Led by a bipartisan group of 20 Republicans and Democrats, the “Fair Agricultural Reporting Method (FARM) Act” would fix a problem created last April when a U.S. Court of Appeals rejected a 2008 U.S. Environmental Protection Agency rule that exempted farmers from reporting routine farm emissions under the Comprehensive Environmental Response, Compensation and Liability Act (CERCLA).
CERCLA, more commonly known as the “Superfund Law,” is used primarily to clean hazardous waste sites, but also includes a mandatory federal reporting component.
The appeals court ruling would have forced more than 100,000 livestock farmers to “guesstimate” and report the emissions from manure on their farms to the Coast Guard’s National Response Center (NRC) and subjected them to abusive and harassing citizen suits from activist groups such as the Humane Society of the United States.
“Routine emissions from hog manure do not constitute a ‘hazardous’ emergency that requires the Coast Guard to activate a national cleanup response,” said NPPC President Ken Maschhoff, a pork producer from Carlyle, Ill., “We’re extremely grateful to the 19 cosponsors of the FARM Act for their leadership and common sense on this issue.
Iowa Senator Joni Ernst is one of the cosponsors of the bill.
“EPA exempted farms from CERCLA reporting because it knew responses would be unnecessary and impractical,” Maschhoff said. “Frankly, the court created a problem where none existed.”
NPPC is urging Congress to pass the legislation and believes it will.
The appeals court’s April decision originally set a Nov. 15, 2017, deadline for as many as 200,000 farms to report emissions. After petitions from EPA—supported by NPPC motions—the court twice delayed that deadline, with the most recent postponement until May 1.

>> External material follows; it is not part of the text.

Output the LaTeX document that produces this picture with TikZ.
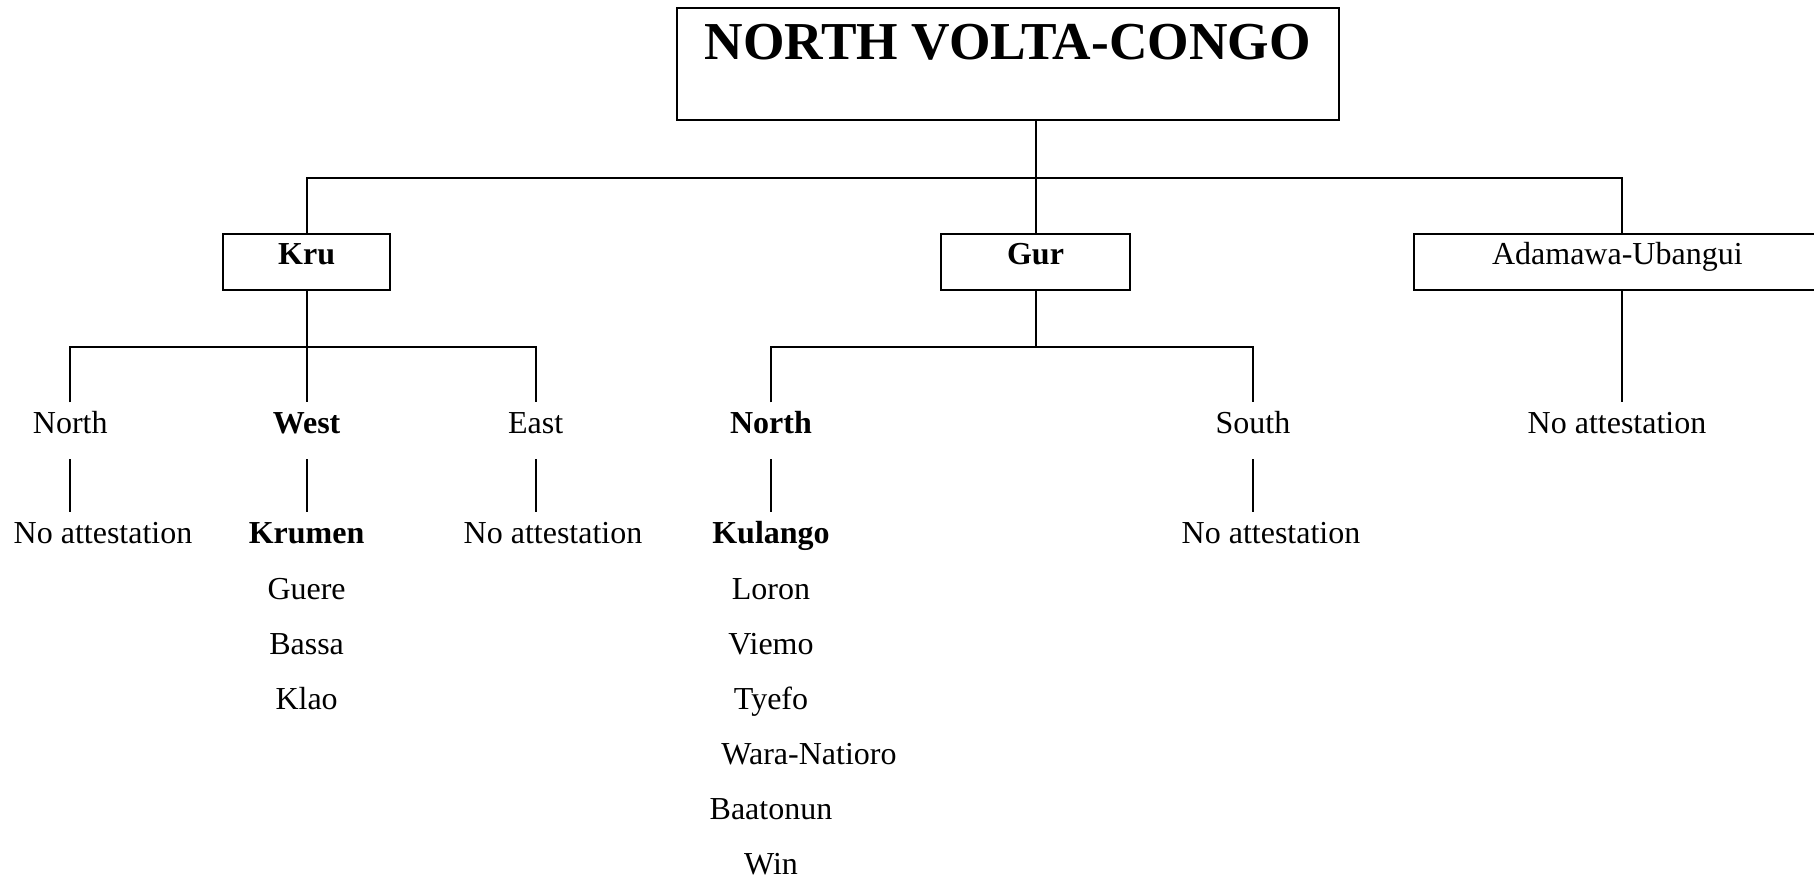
\documentclass[tikz,border=0pt]{standalone}
\usepackage{fontspec}
\setmainfont{Liberation Serif}
\begin{document}
\begin{tikzpicture}[x=0.375pt,y=-0.375pt,
  font=\fontsize{12pt}{14pt}\selectfont,
  line width=0.75pt,
  bold/.style={font=\fontsize{12pt}{14pt}\selectfont\bfseries},
  famb/.style={draw, line width=0.75pt, inner sep=0pt, anchor=base,
    text height=11.6pt, text depth=9.7pt},
  lbl/.style={inner sep=0pt, anchor=base, text height=11.3pt, text depth=9.3pt},
  item/.style={inner sep=0pt, anchor=base}]
\useasboundingbox (0,0) rectangle (1814,877);

% root
\node[famb, text height=19.3pt, text depth=22.7pt, minimum width=248.1pt,
  font=\fontsize{20pt}{24pt}\selectfont\bfseries] (root) at (1007.7,59.5) {NORTH VOLTA-CONGO};

% first-level families
\node[famb, minimum width=62.6pt, bold] (kru) at (306.6,264.5) {Kru};
\node[famb, minimum width=71pt, bold] (gur) at (1035.5,264.5) {Gur};
\node[famb, minimum width=156pt] (ada) at (1622,264.5) {\hspace*{-3.5pt}Adamawa-Ubangui};

\coordinate (bar) at (1035.5,178);
\draw (root.south -| gur.north) -- (gur.north);
\draw (kru.north) |- (bar) -| (ada.north);

% Kru branches
\node[lbl] (krN) at (70.3,433.5) {North};
\node[lbl, bold] (krW) at (306.6,433.5) {West};
\node[lbl] (krE) at (535.6,433.5) {East};
\coordinate (krubar) at (306.6,347);
\draw (kru.south) -- (krW.north);
\draw (krN.north) |- (krubar) -| (krE.north);

\node[lbl] (krNna) at (103,543.5) {No attestation};
\node[lbl, bold] (krumen) at (306.6,543.5) {Krumen};
\node[lbl] (krEna) at (553,543.5) {No attestation};
\draw (krN.south) -- (krN.south |- krNna.north);
\draw (krW.south) -- (krumen.north);
\draw (krE.south) -- (krE.south |- krEna.north);

\node[item] (guere) at (306.6,599) {Guere};
\node[item] (bassa) at (306.6,654) {Bassa};
\node[item] (klao) at (306.6,709) {Klao};

% Gur branches
\node[lbl, bold] (guN) at (771,433.5) {North};
\node[lbl] (guS) at (1253,433.5) {South};
\coordinate (gurbar) at (1035.5,347);
\draw (gur.south) -- (gurbar);
\draw (guN.north) |- (gurbar) -| (guS.north);

\node[lbl, bold] (kulango) at (771,543.5) {Kulango};
\node[lbl] (guSna) at (1271,543.5) {No attestation};
\draw (guN.south) -- (kulango.north);
\draw (guS.south) -- (guS.south |- guSna.north);

\node[item] (loron) at (771,599) {Loron};
\node[item] (viemo) at (771,654) {Viemo};
\node[item] (tyefo) at (771,709) {Tyefo};
\node[item] (wara) at (809,764) {Wara-Natioro};
\node[item] (baatonun) at (771,819) {Baatonun};
\node[item] (win) at (771,874) {Win};

% Adamawa-Ubangui branch
\node[lbl] (adana) at (1617,433.5) {No attestation};
\draw (ada.south) -- (ada.south |- adana.north);
\end{tikzpicture}
\end{document}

Some farmers tried filing reports Nov. 15, but the NRC system was overwhelmed. In some instances, NRC operators refused to accept reports for more than a single farm per call because they didn’t want phone lines tied up, and in one case, an operator sent notices to more than 20 state and federal response authorities, including the Department of Homeland Security, the Centers for Disease Control and Prevention and a state police agency, after receiving a report.
“The pork industry was prepared to comply with the reporting mandate,” Maschhoff said,” but EPA, the Coast Guard and state and local emergency response authorities said they didn’t want or need the information, which could have interfered with their legitimate emergency functions.”